‘Nonbinary’ teacher pushes chemical castration for kids; Stuckey fights back with facts
Of all the debates raging between the left and the right, whether or not children should be allowed to medically transition is arguably one of — if not the — most important one.
Allie Beth Stuckey of "Relatable" has been unwavering in her position that children should not be allowed to medically transition, and she made her case during a recent debate with Desmond Fambrini on "The Ellen Fisher Podcast."
When Fambrini cites approval for puberty blockers from the American Psychiatric Association and the Trevor Project, Stuckey is ready.
“I would say, unfortunately, a lot of those institutions and the people in those institutions are captured by a particular ideology that really sacrifices the well-being of kids, so my answer to that question would be unequivocally no,” Stuckey says.
“If you’re thinking about puberty blockers, 10, 11, 12 years old, you certainly do not have the ability yet to understand the long-term consequences of what you’re putting your body through. Not only your body, but also your mind actually requires puberty to be healthy,” she adds.
Stuckey explains that these are “irreversible procedures and processes that kids cannot consent to because they do not have the mental ability to understand the long-term repercussions.”
One of those long-term repercussions is fertility, which Stuckey believes is one of the more important reasons not to medically transition children.

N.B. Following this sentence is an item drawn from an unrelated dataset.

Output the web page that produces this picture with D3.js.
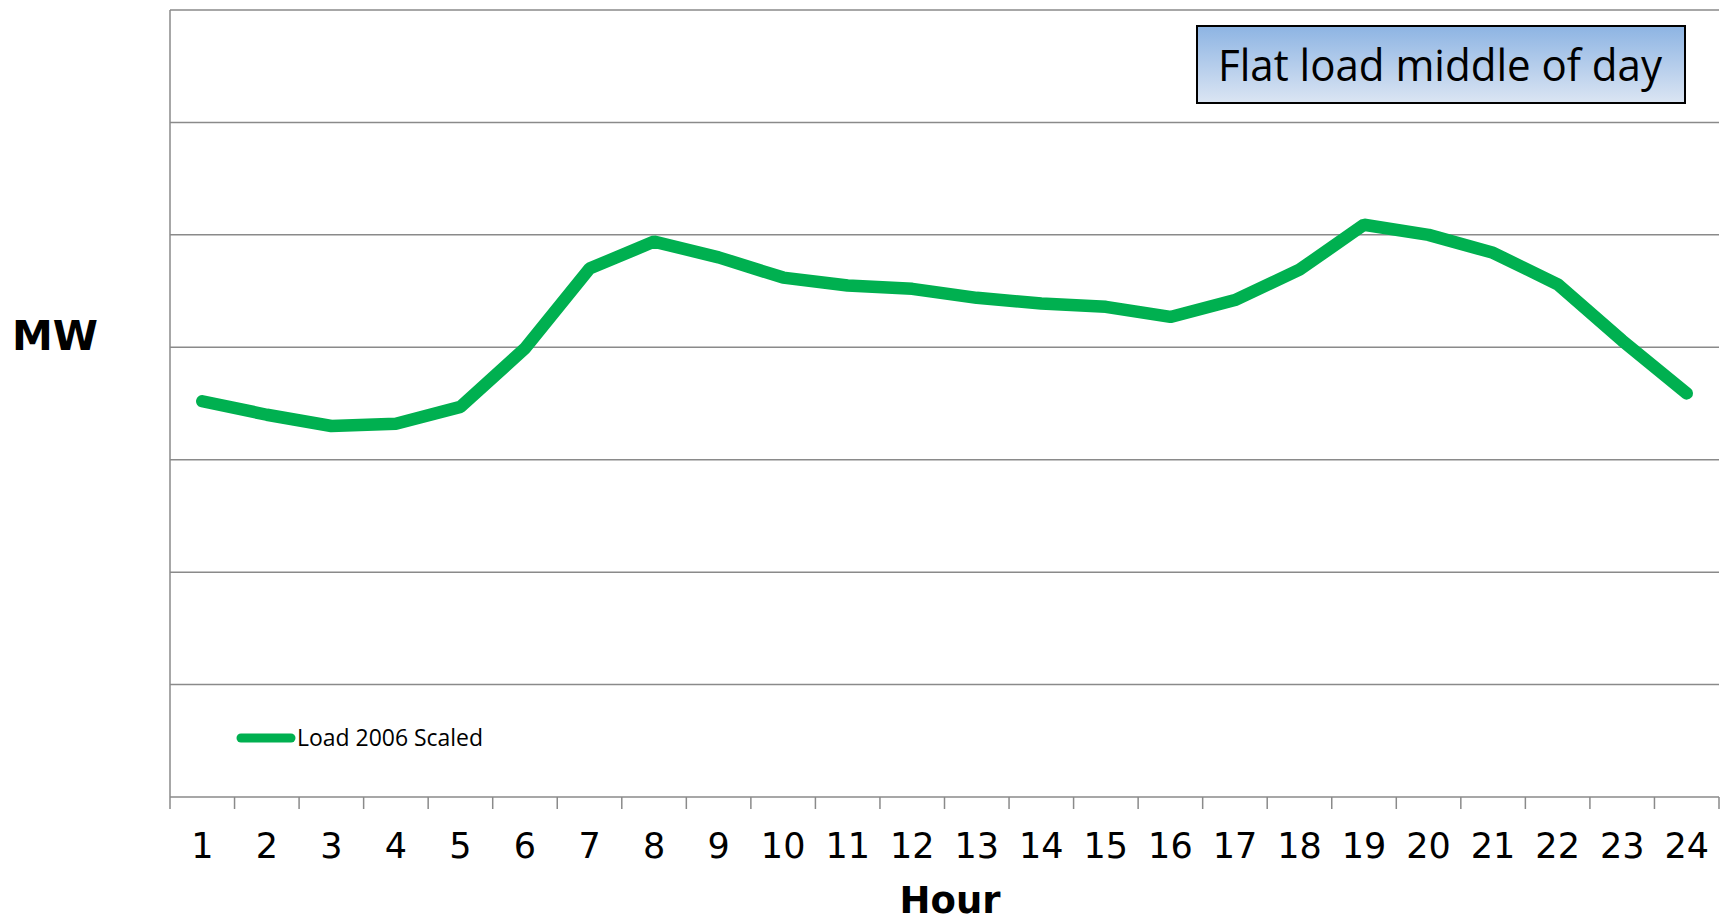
<!DOCTYPE html>
<html>
<head>
<meta charset="utf-8">
<script src="https://cdnjs.cloudflare.com/ajax/libs/d3/7.8.5/d3.min.js"></script>
<style>
    body { margin: 0; background: #fff; }
</style>
</head>
<body>
<div id="chartArea"></div>
<script>
// hourly load (units = gridline steps, no MW labels shown)
var hours = d3.range(1, 25);
var load = [3.52, 3.40, 3.30, 3.32, 3.47, 3.99, 4.70, 4.94, 4.80, 4.62, 4.55, 4.52,
            4.44, 4.39, 4.36, 4.27, 4.42, 4.69, 5.09, 5.00, 4.84, 4.56, 4.06, 3.59];
var gridValues = [1, 2, 3, 4, 5, 6, 7];
var seriesName = 'Load 2006 Scaled';
var titleText = 'Flat load middle of day';

var margin = {top: 10, right: 4, bottom: 126, left: 170};
var W = 1723, H = 923;
var w = W - margin.left - margin.right,
    h = H - margin.top - margin.bottom;

var svg = d3.select('#chartArea').append('svg')
    .attr('width', W)
    .attr('height', H);

var defs = svg.append('defs');
var grad = defs.append('linearGradient')
    .attr('id', 'boxFill')
    .attr('x1', 0).attr('y1', 0).attr('x2', 0).attr('y2', 1);
grad.append('stop').attr('offset', '0%').attr('stop-color', '#8db4e3');
grad.append('stop').attr('offset', '100%').attr('stop-color', '#dbe5f3');

var g = svg.append('g')
    .attr('transform', 'translate(' + margin.left + ',' + margin.top + ')');

var xScale = d3.scaleBand()
    .domain(hours)
    .range([0, w]);

var yScale = d3.scaleLinear()
    .domain([0, 7])
    .range([h, 0]);

// horizontal gridlines
g.selectAll('line.grid')
    .data(gridValues)
    .enter()
    .append('line')
    .attr('class', 'grid')
    .attr('x1', 0)
    .attr('x2', w)
    .attr('y1', function (d) { return yScale(d); })
    .attr('y2', function (d) { return yScale(d); })
    .attr('stroke', '#8a8a8a')
    .attr('stroke-width', 1.5);

// left axis line
g.append('line')
    .attr('x1', 0).attr('x2', 0)
    .attr('y1', yScale(7)).attr('y2', h)
    .attr('stroke', '#8a8a8a')
    .attr('stroke-width', 1.5);

// x axis: line + ticks on band edges
g.append('line')
    .attr('x1', 0).attr('x2', w)
    .attr('y1', h).attr('y2', h)
    .attr('stroke', '#8a8a8a')
    .attr('stroke-width', 1.5);

var edges = hours.map(function (d) { return xScale(d); }).concat([w]);
g.selectAll('line.tick')
    .data(edges)
    .enter()
    .append('line')
    .attr('class', 'tick')
    .attr('x1', function (d) { return d; })
    .attr('x2', function (d) { return d; })
    .attr('y1', h)
    .attr('y2', h + 12)
    .attr('stroke', '#8a8a8a')
    .attr('stroke-width', 1.5);

g.selectAll('text.hour')
    .data(hours)
    .enter()
    .append('text')
    .attr('class', 'hour')
    .attr('x', function (d) { return xScale(d) + xScale.bandwidth() / 2; })
    .attr('y', h + 61)
    .attr('text-anchor', 'middle')
    .style('font-family', 'DejaVu Sans, Verdana, sans-serif')
    .style('font-size', '35px')
    .attr('fill', '#000')
    .text(function (d) { return d; });

// the load line
var line = d3.line()
    .x(function (d, i) { return xScale(hours[i]) + xScale.bandwidth() / 2; })
    .y(function (d) { return yScale(d); });

g.append('path')
    .datum(load)
    .attr('d', line)
    .attr('fill', 'none')
    .attr('stroke', '#00b050')
    .attr('stroke-width', 12.5)
    .attr('stroke-linejoin', 'bevel')
    .attr('stroke-linecap', 'round');

// axis titles
svg.append('text')
    .attr('x', 55)
    .attr('y', 350)
    .attr('text-anchor', 'middle')
    .style('font-family', 'DejaVu Sans, Verdana, sans-serif')
    .style('font-weight', 'bold')
    .style('font-size', '41px')
    .text('MW');

svg.append('text')
    .attr('x', 950)
    .attr('y', 913)
    .attr('text-anchor', 'middle')
    .style('font-family', 'DejaVu Sans, Verdana, sans-serif')
    .style('font-weight', 'bold')
    .style('font-size', '37px')
    .text('Hour');

// legend
var legend = svg.append('g').attr('transform', 'translate(241,738)');
legend.append('line')
    .attr('x1', 0).attr('x2', 50)
    .attr('y1', 0).attr('y2', 0)
    .attr('stroke', '#00b050')
    .attr('stroke-width', 9)
    .attr('stroke-linecap', 'round');
legend.append('text')
    .attr('x', 56)
    .attr('y', 8)
    .attr('textLength', 186)
    .attr('lengthAdjust', 'spacingAndGlyphs')
    .style('font-family', 'Open Sans, sans-serif')
    .style('font-size', '23px')
    .text(seriesName);

// title box
var box = svg.append('g').attr('transform', 'translate(1197,26)');
box.append('rect')
    .attr('width', 488)
    .attr('height', 77)
    .attr('fill', 'url(#boxFill)')
    .attr('stroke', '#000')
    .attr('stroke-width', 2);
box.append('text')
    .attr('x', 21)
    .attr('y', 55)
    .attr('textLength', 444)
    .attr('lengthAdjust', 'spacingAndGlyphs')
    .style('font-family', 'Open Sans, sans-serif')
    .style('font-size', '43px')
    .text(titleText);
</script>
</body>
</html>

“Not everyone’s focus is fertility,” Fambrini fires back, before Stuckey explains that children don't know whether or not they’re going to want kids when they’re young — so to take that away from them is cruel.
“Also, for example, the decay of the uterus when you have too much testosterone in your body as a woman. All different kinds of physical maladies that come with trying to change your body into what it can never be,” Stuckey adds.

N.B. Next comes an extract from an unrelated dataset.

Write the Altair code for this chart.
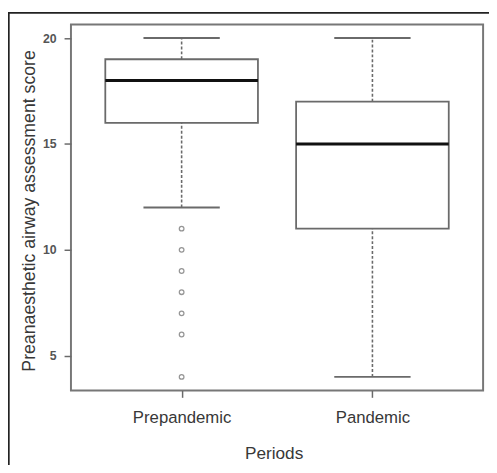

Not only are there physical maladies, but the pain of detransitioners around the world is hard to ignore.
“Not only did they detransition and realize, ‘Oh, I want to be a mom,’ they realized, ‘Oh, I really want to breastfeed. Now, I can’t do that.’ And unfortunately, the adults in their life had the same mentality that kind of you just expressed, that, ‘Well, if you can drive a car, you can decide to cut your healthy breasts off.’ And now they’re living forever with that guilt,” Stuckey explains to Fambrini.
When Fambrini notes that the stats reflect that individuals are happier after medically transitioning, Stuckey again disagrees.
“I am not basing my disapproval of and disagreement with transition on the rates of regret or not. I think it is objectively, morally, ethically wrong to mutilate your body, in particular as a child,” she explains.
“I am never going to be for the blocking of puberty or the chemical castration of a young person.”